So as I mentioned the other day, we have planned including more content on this site outside gaming. To that end here is the first of a series of reviews on graphic novels.
Now as a warning do not expect there to be a large amount of organisation to the order these are done in.
When I was at university I was an idiot, I sold the entire of my comic collection and got a pittance for it. Since then I have been slowly rebuilding my collection but never got back to a point where I pick them up as individual comics.
Instead now I prefer to pick up graphic novels as they don’t rely on me having kept up with what has gone on in the universes. If there is anything that they really need me to know about in the timeline, that is not covered in the book itself, they generally put it in the foreword.
The first one that I going to review is the of the Fear Itself graphic novel, that brings together the core issues of that ark (Fear Itself Prologue: Book of the Skull & Fear Itself #1-7) into one unified story.
What follows is an overview of the key points of the story, if you want to jump to the my opinions of the comic as a whole then click here
The book kicks off with Sin (Daughter of the Red Skull) and Baron Zemo hunting for one of the forgotten bases of the Red Skull, after some long forgotten artifact. What that turns out to be is a book, bound with the skin of Atlantean’s. A quick flashback to the Second World War, explains that this was involved in one of Red Skulls many dabbles with the occult and resulted in him summoning a Hammer to fall to earth.
This offered up a lot of promise to the story at this point, as like Thor’s Mjolnir, it seems that only a chosen person can lift it. Seriously pissed, the Red Skull demands his followers build a fortress around the hammer and find away to allow him to use it.
Then to wrap the prologue up it then returns to the present day, the forgotten base Sin & Zemo are in starts to fall apart meaning its time to scarper. Finally to prove there is no honour among villains, SIn double-crosses Zemo and leaves him in the desert as she heads off to find the hammer for herself.
This is where the prologue ends and the main story arc kicks in and there is a lot that happens all at once. While a riot kicks off in America, Sin finds the Fortress and the hammer it protects and as expected, like Mjolnir, grants here the power of a god. The power of Skadi.

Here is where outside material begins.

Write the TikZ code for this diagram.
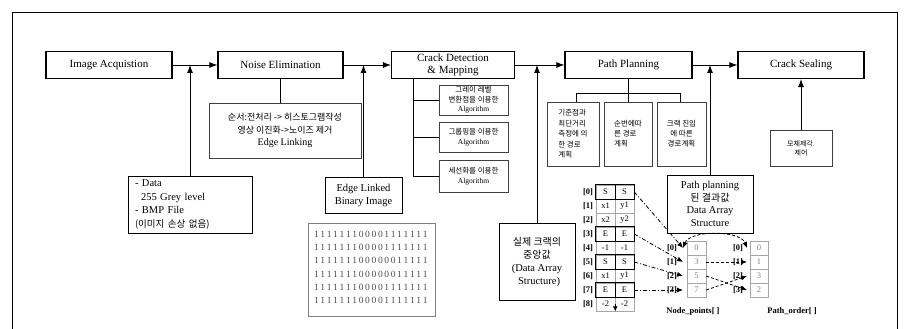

This grabs the attention of Odin All-Father, and to say his reaction is not good. This is not helped by the appearance of The Watcher, whose presence generally means something is about to kick off in a big way.
Odin orders all the Asgardians off Earth, and knowing something is up Thor argues with his father and is carried back in chains after taking a bit of a kicking from the old man.
Meanwhile, Skadi finds herself being guided by her hammer to ultimately release someone for below the ocean. That turned out to be The Serpent, the unknown brother of Odin what draws his power from Fear.
In order to increase that fear he summons 7 more hammers, that like Skadi’s cause the holders to be overwhelmed by the Gods and then go out on a rampage. What I did enjoy was that they did not go for all A-List villains as the hammer bearers. Instead there is a nice mix including Juggernaut & Absorbing Man, but I was even more impressed when The Hulk & The Thing are recruited by the hammers.
Seeing these heroes brought in was a very nice twist and played into The Serpents need to increase the fear of the human race and as a result his own power to achieve his end goal, revenge.